Oh hey, a prompt.
How do you waste the most time every day?
I have a confession: I’m fascinated by the worst people. It’s probably detrimental to my mental health, but I often find myself looking in the comments section of absolute cesspools on the internet for hours on end.
In my more naive years, I’d often debate people like this. I’d craft some well-written argument about how yes, trans folks are valid, gay folks should have a right to be with who they please, and black folks should, ya know, exist. This is usually followed by guys with profile pictures that look like a frostbitten toe laugh reacting the post to hell. I’ve since stopped because it’s no use arguing with people who look like this:

I consider it a matter of knowing my enemy. I want to know what these asshats’ talking points are so I can watch for signs of that shit in everyday conversation. The second someone brings up TERF rhetoric or starts talking about how we need a “straight white pride” month, I know to run in the opposite direction as fast as humanly possible. But also, it’s just kind of fascinating to me. Like, what leads a person to that level of hate? What makes one devolve into posting bullshit like this?

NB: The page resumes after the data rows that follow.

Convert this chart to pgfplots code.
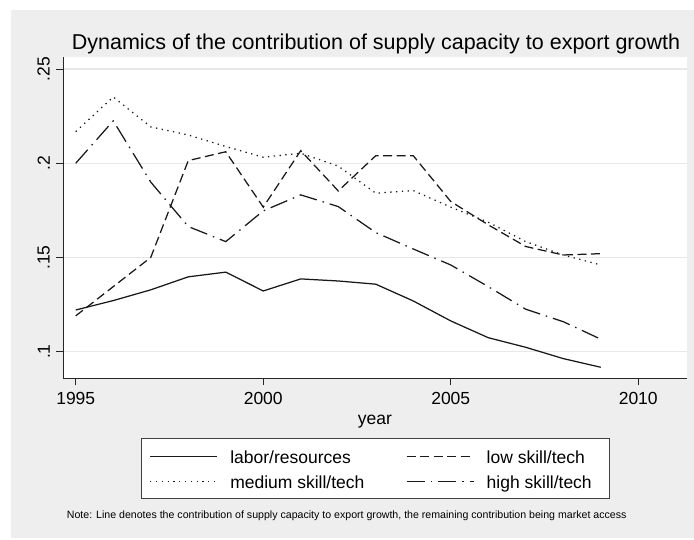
\documentclass[border=0pt]{standalone}
\usepackage{fontspec}
\setmainfont{Liberation Sans}
\usepackage{pgfplots}
\pgfplotsset{compat=1.18}
\definecolor{bggray}{RGB}{238,238,238}
\definecolor{gridgray}{RGB}{232,232,232}
\definecolor{linecol}{RGB}{25,25,25}
\begin{document}
\begin{tikzpicture}[x=1pt,y=1pt]
\fill[white] (0,0) rectangle (694,539);
\fill[bggray] (11,1) rectangle (694,529);
% legend box
\filldraw[fill=white, draw=black!75, line width=0.9pt] (141.7,40.7) rectangle (609.3,100.7);
\begin{axis}[
  at={(63pt,161pt)}, anchor=south west,
  scale only axis, width=624pt, height=321pt,
  xmin=1994.66, xmax=2011.3, ymin=0.086, ymax=0.2564,
  axis background/.style={fill=white},
  axis x line*=bottom, axis y line*=left,
  axis line style={-, black!85, line width=0.9pt},
  tick align=outside, major tick length=7pt,
  tick style={black!85, line width=0.9pt},
  xtick={1995,2000,2005,2010}, xticklabels={1995,2000,2005,2010},
  ytick={0.1,0.15,0.2,0.25}, yticklabels={.1,.15,.2,.25},
  ymajorgrids, grid style={gridgray, line width=1.3pt},
  xticklabel style={font=\fontsize{17.5}{20}\selectfont, inner xsep=0pt, inner ysep=7pt},
  yticklabel style={font=\fontsize{17.5}{20}\selectfont, rotate=90, anchor=south, inner xsep=0pt, inner ysep=6pt},
  legend columns=2,
  legend cell align=left,
  legend image code/.code={\draw[#1] (0pt,2.5pt) -- (67pt,2.5pt);},
  legend style={at={(axis description cs:0.1383,-0.2274)}, anchor=north west,
    draw=none, fill=none, inner sep=0pt,
    font=\fontsize{17.5}{20}\selectfont,
    nodes={inner sep=0pt, text height=12.5pt, text depth=3.5pt},
    row sep=9pt,
    /tikz/every odd column/.append style={column sep=12.5pt},
    /tikz/every even column/.append style={column sep=41.5pt}},
  every axis plot/.append style={line width=1.25pt, linecol},
]
\addplot[solid] coordinates {
(1995,0.1221) (1996,0.1271) (1997,0.1328) (1998,0.1397) (1999,0.1422)
(2000,0.1322) (2001,0.1386) (2002,0.1375) (2003,0.1358) (2004,0.1269)
(2005,0.1163) (2006,0.1074) (2007,0.1023) (2008,0.0963) (2009,0.0917)};
\addlegendentry{labor/resources}
\addplot[dash pattern=on 9pt off 4.5pt] coordinates {
(1995,0.1190) (1996,0.1345) (1997,0.1500) (1998,0.2014) (1999,0.2061)
(2000,0.1767) (2001,0.2067) (2002,0.1853) (2003,0.2040) (2004,0.2040)
(2005,0.1797) (2006,0.1673) (2007,0.1558) (2008,0.1513) (2009,0.1520)};
\addlegendentry{low skill/tech}
\addplot[dash pattern=on 1.3pt off 4.5pt] coordinates {
(1995,0.2168) (1996,0.2352) (1997,0.2193) (1998,0.2150) (1999,0.2089)
(2000,0.2032) (2001,0.2053) (2002,0.1985) (2003,0.1841) (2004,0.1855)
(2005,0.1767) (2006,0.1687) (2007,0.1584) (2008,0.1513) (2009,0.1460)};
\addlegendentry{medium skill/tech}
\addplot[dash pattern=on 18pt off 6pt on 1.5pt off 6pt] coordinates {
(1995,0.2000) (1996,0.2225) (1997,0.1900) (1998,0.1664) (1999,0.1584)
(2000,0.1747) (2001,0.1832) (2002,0.1770) (2003,0.1632) (2004,0.1545)
(2005,0.1460) (2006,0.1345) (2007,0.1225) (2008,0.1159) (2009,0.1066)};
\addlegendentry{high skill/tech}
\end{axis}
\node[anchor=base, font=\fontsize{21.5}{24}\selectfont] at (376,489) {Dynamics of the contribution of supply capacity to export growth};
\node[anchor=base, font=\fontsize{17.5}{20}\selectfont, inner sep=0pt] at (375,115) {year};
\node[anchor=base west, font=\fontsize{10.6}{12}\selectfont, inner sep=0pt] at (66.7,21) {Note: Line denotes the contribution of supply capacity to export growth, the remaining contribution being market access};
\end{tikzpicture}
\end{document}
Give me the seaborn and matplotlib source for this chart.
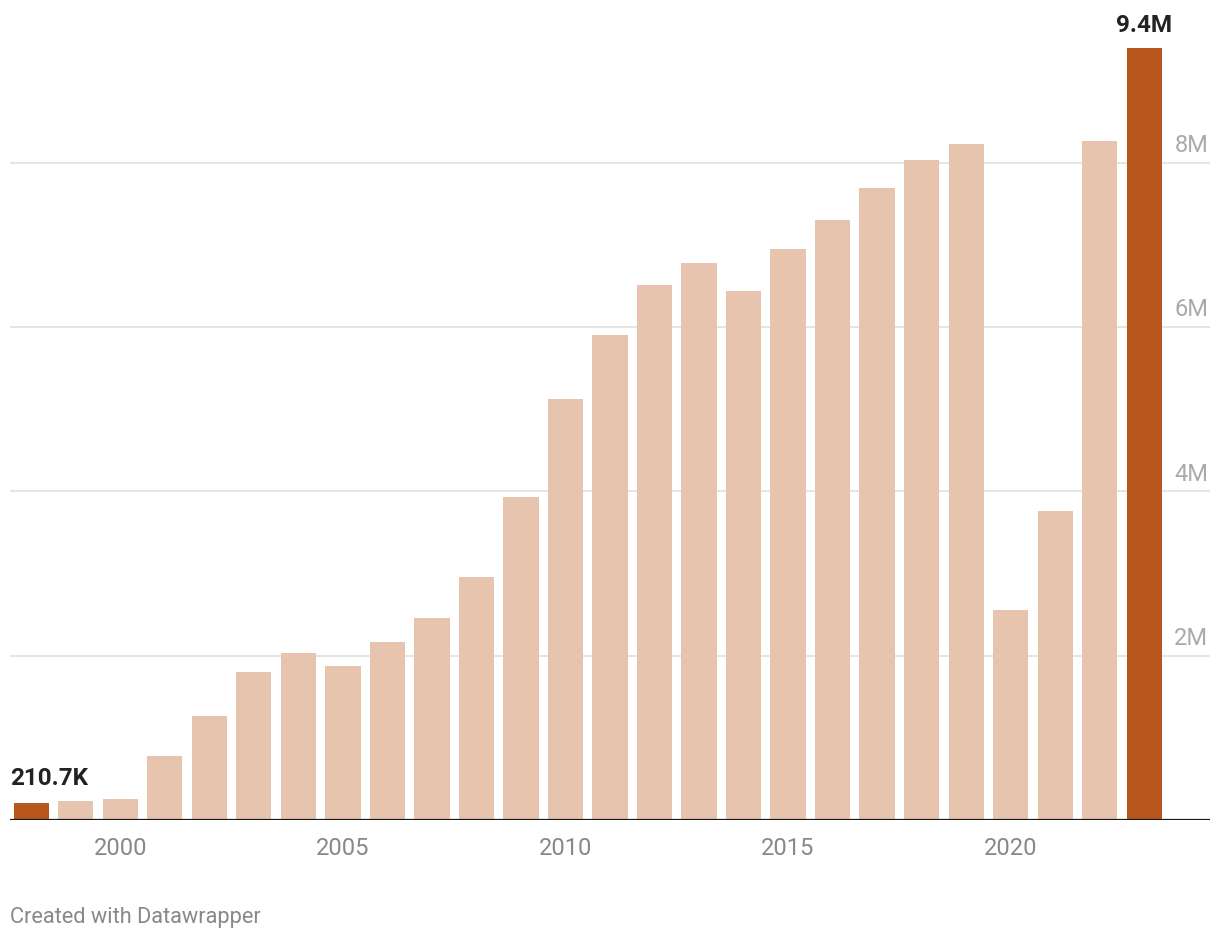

It costs zero dollars to not suck. Imagine if people just minded their own business and didn’t brigade random people’s posts because they shared a picture of a queer person having fun? The other day, I had to put one of my own posts on private because it kept getting shared to hate groups. Like, why though? What are people getting out of this? I wasn’t even that mad — haters make me famous and all that — but the notifications were annoying as hell, and I was tired of seeing Greg’s thumb-looking ass popping up on my feed every few minutes.
I guess to me, it’s a reminder of what I fight for everyday. I use my platform on here to humanize the queer experience. I realize a lot of these folks have probably never met someone who isn’t exactly like them. I was similar when I first went off to university. I repeated the whole “Adam and Eve, not Adam and Steve” BS because my high school friends would say it — God knows I’d never admit to being bisexual in front of them. But a funny thing happened when I moved to my college town. I met other queer folks and even came to terms with my own queerness, and I changed. But these people have never left their hometowns. They’re in a white, cishet circle-jerk forever, and it’s actually pretty sad. There’s a lot of beauty in human diversity and the way we connect with one another. We’re just people, and we want to live and love too.

I should probably cut back on my “patrolling” these ugly spaces though. Even reporting doesn’t do any good — the comments never get taken down (thanks, Zucc!). Maybe I should look more toward the beautiful things in life and focus my energies there instead. Even the Bible says so:
Finally, brothers and sisters, whatever is true, whatever is noble, whatever is right, whatever is pure, whatever is lovely, whatever is admirable—if anything is excellent or praiseworthy—think about such things.
-Philippians 4:8
Hmm, maybe the Good Book is onto something.